On the high school level, Jacobs said coaches and activities directors need to do their best to deflect a problem before it arises with parents.

“It’s a societal issue, and it’s going to do nothing but get worse,” he said when asked about problem parents and the issues that arrive on the prep level.

“First and foremost, coaches and ADs must set strict guidelines, and do it before the season starts. Have a preseason meeting with parents, coaches and players, set down guidelines and make sure that they are enforced.

“Don’t just have a parent sign a paper and that’s it. Make sure the guidelines are enforced and that the parents follow the rules.

“What it all boils down to is this – let the coaches coach, the kids play and the parents watch. Then, everyone can really enjoy themselves.”

Jacobs and Meyer have simple words of advice for out-of-control parents, but both fear that their words will fall on deaf ears.

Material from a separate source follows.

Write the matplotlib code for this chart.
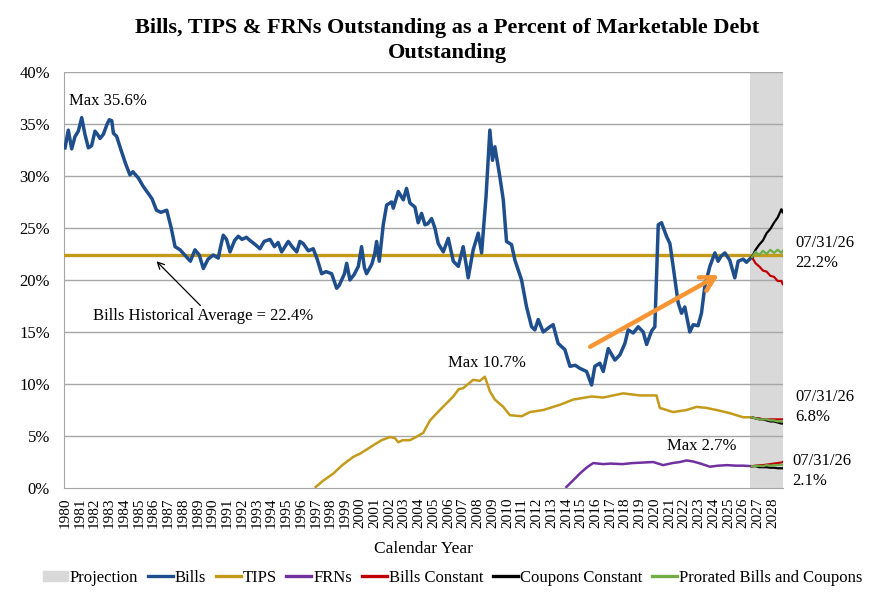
import numpy as np
import matplotlib
matplotlib.use('Agg')
import matplotlib.pyplot as plt
from matplotlib.patches import Patch
from matplotlib.lines import Line2D
from matplotlib.ticker import FuncFormatter

plt.rcParams['font.family'] = ['Liberation Serif', 'DejaVu Serif']

# Bills, share of marketable debt (%)
bills_yr = [1980.0, 1980.22, 1980.45, 1980.68, 1980.9, 1981.13, 1981.35, 1981.58, 1981.8,
            1982.03, 1982.2, 1982.37, 1982.6, 1982.83, 1983.0, 1983.17, 1983.28, 1983.5,
            1983.84, 1984.1, 1984.4, 1984.6, 1984.97, 1985.3, 1985.65, 1985.9, 1986.2,
            1986.5, 1986.9, 1987.2, 1987.46, 1987.8, 1988.25, 1988.5, 1988.81, 1989.1,
            1989.38, 1989.7, 1990.05, 1990.39, 1990.55, 1990.73, 1990.95, 1991.19, 1991.5,
            1991.75, 1992.0, 1992.3, 1992.54, 1992.9, 1993.22, 1993.5, 1993.9, 1994.2,
            1994.45, 1994.69, 1995.14, 1995.4, 1995.71, 1995.93, 1996.15, 1996.5, 1996.83,
            1997.1, 1997.4, 1997.7, 1998.08, 1998.42, 1998.6, 1998.76, 1998.95, 1999.1,
            1999.32, 1999.6, 1999.89, 2000.11, 2000.3, 2000.45, 2000.8, 2001.0, 2001.13,
            2001.31, 2001.58, 2001.81, 2002.15, 2002.26, 2002.6, 2002.94, 2003.16, 2003.39,
            2003.73, 2003.95, 2004.18, 2004.41, 2004.6, 2004.86, 2005.08, 2005.31, 2005.65,
            2005.99, 2006.33, 2006.67, 2007.0, 2007.2, 2007.34, 2007.68, 2008.02, 2008.25,
            2008.55, 2008.81, 2008.99, 2009.15, 2009.3, 2009.49, 2009.72, 2009.94, 2010.28,
            2010.51, 2010.96, 2011.3, 2011.64, 2011.86, 2012.09, 2012.43, 2012.88, 2013.1,
            2013.44, 2013.9, 2014.24, 2014.6, 2014.92, 2015.37, 2015.71, 2015.93, 2016.27,
            2016.5, 2016.84, 2017.29, 2017.63, 2017.97, 2018.19, 2018.53, 2018.87, 2019.21,
            2019.44, 2019.78, 2020.0, 2020.23, 2020.45, 2020.79, 2021.02, 2021.24, 2021.58,
            2021.81, 2022.03, 2022.37, 2022.6, 2022.93, 2023.16, 2023.39, 2023.73, 2024.07,
            2024.29, 2024.5, 2024.75, 2025.08, 2025.42, 2025.65, 2025.99, 2026.21, 2026.58]
bills_pct = [32.7, 34.4, 32.6, 33.8, 34.3, 35.6, 34.0, 32.7, 32.9,
             34.3, 34.0, 33.6, 34.0, 34.9, 35.4, 35.3, 34.1, 33.8,
             32.3, 31.2, 30.1, 30.4, 29.8, 29.0, 28.3, 27.8, 26.7,
             26.5, 26.7, 25.0, 23.2, 22.9, 22.2, 21.8, 22.9, 22.4,
             21.1, 22.0, 22.4, 22.1, 23.2, 24.3, 23.9, 22.7, 23.8,
             24.2, 23.9, 24.1, 23.8, 23.4, 23.0, 23.7, 23.9, 23.2,
             23.6, 22.7, 23.7, 23.2, 22.7, 23.7, 23.5, 22.8, 23.0,
             22.0, 20.6, 20.8, 20.6, 19.2, 19.5, 20.0, 20.6, 21.6,
             20.0, 20.5, 21.3, 23.2, 21.2, 20.6, 21.5, 22.5, 23.7,
             21.8, 25.3, 27.2, 27.5, 26.9, 28.5, 27.7, 28.8, 27.4,
             27.0, 25.5, 26.4, 25.3, 25.4, 25.9, 25.0, 23.5, 22.7,
             24.0, 21.8, 21.3, 23.2, 21.5, 20.2, 22.9, 24.5, 22.6,
             28.0, 34.4, 31.5, 32.8, 31.5, 29.9, 27.7, 23.7, 23.4,
             21.9, 20.0, 17.4, 15.5, 15.2, 16.2, 15.0, 15.5, 15.7,
             13.9, 13.3, 11.7, 11.8, 11.5, 11.2, 9.9, 11.7, 12.0,
             11.2, 13.4, 12.3, 12.8, 13.9, 15.2, 14.9, 15.5, 15.0,
             13.8, 15.1, 15.5, 25.3, 25.5, 24.2, 23.5, 21.3, 17.8,
             16.8, 17.4, 15.0, 15.7, 15.6, 16.8, 19.4, 21.3, 22.6,
             21.8, 22.3, 22.6, 21.9, 20.2, 21.8, 22.0, 21.7, 22.2]

tips_yr = [1997.0, 1997.5, 1998.2, 1998.8, 1999.55, 2000.0, 2000.45, 2001.0, 2001.47,
           2002.03, 2002.37, 2002.6, 2002.9, 2003.39, 2003.8, 2004.29, 2004.75, 2005.42,
           2006.33, 2006.7, 2007.0, 2007.68, 2008.13, 2008.47, 2008.81, 2009.15, 2009.72,
           2010.17, 2010.96, 2011.53, 2012.43, 2013.56, 2014.46, 2015.71, 2016.5, 2017.85,
           2018.98, 2020.11, 2020.34, 2021.24, 2022.15, 2022.83, 2023.5, 2024.18, 2025.08,
           2025.99, 2026.58]
tips_pct = [0.1, 0.7, 1.4, 2.2, 3.0, 3.3, 3.7, 4.2, 4.6,
            4.9, 4.8, 4.4, 4.6, 4.6, 4.9, 5.3, 6.5, 7.5,
            8.8, 9.5, 9.6, 10.4, 10.3, 10.7, 9.3, 8.5, 7.8,
            7.0, 6.9, 7.3, 7.5, 8.0, 8.5, 8.8, 8.7, 9.1,
            8.9, 8.9, 7.7, 7.3, 7.5, 7.8, 7.7, 7.5, 7.2,
            6.8, 6.8]

frn_yr = [2014.0, 2014.5, 2014.92, 2015.4, 2015.82, 2016.5, 2017.0, 2017.8, 2018.5,
          2019.2, 2019.89, 2020.56, 2021.2, 2021.7, 2022.15, 2022.6, 2023.1, 2023.73,
          2024.3, 2024.9, 2025.5, 2026.0, 2026.58]
frn_pct = [0.1, 0.8, 1.4, 2.0, 2.4, 2.3, 2.35, 2.3, 2.4,
           2.45, 2.5, 2.2, 2.4, 2.5, 2.65, 2.55, 2.35, 2.05,
           2.15, 2.2, 2.15, 2.15, 2.1]

# projections (07/31/26 onward)
proj_yr = [2026.58, 2026.83, 2027.08, 2027.33, 2027.58, 2027.83, 2028.08, 2028.33, 2028.58, 2028.67]
bills_cc = [22.2, 22.9, 23.4, 23.8, 24.5, 24.9, 25.5, 26.0, 26.8, 26.5]
bills_bc = [22.2, 21.6, 21.3, 20.9, 20.8, 20.4, 20.3, 19.9, 19.9, 19.6]
bills_pr = [22.2, 22.7, 22.4, 22.8, 22.5, 22.9, 22.6, 22.9, 22.6, 22.8]
tips_cc = [6.8, 6.7, 6.6, 6.6, 6.5, 6.4, 6.4, 6.3, 6.2, 6.2]
tips_bc = [6.8, 6.7, 6.7, 6.6, 6.6, 6.6, 6.6, 6.6, 6.6, 6.6]
tips_pr = [6.8, 6.7, 6.6, 6.6, 6.6, 6.5, 6.5, 6.4, 6.4, 6.4]
frn_cc = [2.1, 2.1, 2.0, 2.0, 2.0, 1.95, 1.95, 1.9, 1.9, 1.9]
frn_bc = [2.1, 2.15, 2.2, 2.2, 2.25, 2.3, 2.35, 2.4, 2.45, 2.5]
frn_pr = [2.1, 2.1, 2.15, 2.1, 2.2, 2.15, 2.2, 2.2, 2.25, 2.2]

bills_avg = 22.4
proj_start, proj_end = 2026.47, 2028.7
years = list(range(1980, 2029))

c_bills = '#1F4E8C'
c_tips = '#C49A1A'
c_frn = '#7030A0'
c_red = '#C00000'
c_black = '#000000'
c_green = '#70AD47'
c_shade = '#D9D9D9'
c_grid = '#A6A6A6'

fig = plt.figure(figsize=(8.94, 6.04), dpi=100)
ax = fig.add_axes([0.0716, 0.192, 0.8044, 0.689])

ax.axvspan(proj_start, proj_end, color=c_shade, zorder=0, lw=0)
for v in range(5, 45, 5):
    ax.axhline(v, color=c_grid, lw=1.0, zorder=1)

ax.axhline(bills_avg, color=c_tips, lw=2.4, zorder=3)
ax.plot(bills_yr, bills_pct, color=c_bills, lw=2.5, zorder=4, solid_joinstyle='round')
ax.plot(tips_yr, tips_pct, color=c_tips, lw=1.8, zorder=4)
ax.plot(frn_yr, frn_pct, color=c_frn, lw=1.8, zorder=4)

for bc, cc, pr in [(bills_bc, bills_cc, bills_pr), (tips_bc, tips_cc, tips_pr), (frn_bc, frn_cc, frn_pr)]:
    ax.plot(proj_yr, bc, color=c_red, lw=1.6, zorder=5)
    ax.plot(proj_yr, cc, color=c_black, lw=1.6, zorder=5)
    ax.plot(proj_yr, pr, color=c_green, lw=1.6, zorder=6)

# orange trend arrow
ax.annotate('', xy=(2024.5, 20.6), xytext=(2015.45, 13.45),
            arrowprops=dict(arrowstyle='->,head_length=1.0,head_width=0.55',
                            color='#F79433', lw=3.2), zorder=7)

# annotations
ax.annotate('Bills Historical Average = 22.4%', xy=(1986.2, 21.8), xytext=(1981.9, 16.5),
            fontsize=12, va='center', ha='left',
            arrowprops=dict(arrowstyle='->', color='black', lw=0.9,
                            relpos=(0.5, 1.0), shrinkA=0, shrinkB=0))
ax.text(1980.3, 37.2, 'Max 35.6%', fontsize=12, va='center', ha='left')
ax.text(2006.0, 12.0, 'Max 10.7%', fontsize=12, va='center', ha='left')
ax.text(2020.8, 4.0, 'Max 2.7%', fontsize=12, va='center', ha='left')

lbl = dict(fontsize=12, va='center', ha='left', clip_on=False, linespacing=1.35)
ax.text(2029.5, 22.6, '07/31/26\n22.2%', **lbl)
ax.text(2029.5, 7.8, '07/31/26\n6.8%', **lbl)
ax.text(2029.3, 1.6, '07/31/26\n2.1%', **lbl)

ax.set_xlim(1979.93, 2028.7)
ax.set_ylim(0, 40)
ax.set_xticks(years)
ax.set_xticklabels([str(y) for y in years], rotation=90, fontsize=11)
ax.yaxis.set_major_formatter(FuncFormatter(lambda v, p: f'{v:.0f}%'))
ax.set_yticks(range(0, 45, 5))
ax.tick_params(axis='y', labelsize=12, length=0, pad=10)
ax.tick_params(axis='x', length=0, pad=7)
for s in ['top', 'right']:
    ax.spines[s].set_visible(False)
ax.spines['left'].set_color(c_grid)
ax.spines['bottom'].set_color(c_grid)
ax.set_xlabel('Calendar Year', fontsize=12.5, labelpad=9)

fig.text(0.5, 1 - 28 / 604, 'Bills, TIPS & FRNs Outstanding as a Percent of Marketable Debt',
         fontsize=16, fontweight='bold', ha='center', va='center')
fig.text(0.5, 1 - 53 / 604, 'Outstanding',
         fontsize=16, fontweight='bold', ha='center', va='center')

handles = [Patch(color=c_shade, label='Projection'),
           Line2D([], [], color=c_bills, lw=2.4, label='Bills'),
           Line2D([], [], color=c_tips, lw=2.4, label='TIPS'),
           Line2D([], [], color=c_frn, lw=2.4, label='FRNs'),
           Line2D([], [], color=c_red, lw=2.4, label='Bills Constant'),
           Line2D([], [], color=c_black, lw=2.4, label='Coupons Constant'),
           Line2D([], [], color=c_green, lw=2.4, label='Prorated Bills and Coupons')]
fig.legend(handles=handles, loc='center', bbox_to_anchor=(0.506, 1 - 578 / 604), ncol=7,
           frameon=False, fontsize=12, handlelength=1.5, handletextpad=0.1,
           columnspacing=0.6, handleheight=0.6)

fig.savefig('out.png', dpi=100)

“Let the kids be kids,” Jacobs said. “Let them play and enjoy the sports and their teammates and have some fun.”

Meyer agrees.

“Can you imagine playing a sport and feeling like mom or dad will think less of me if I don’t succeed?” she asked. “Parents and their children should talk about their issues. We talk with our kids all the time, and I don’t know if they always agree with us, but we always leave feeling better about the situation.”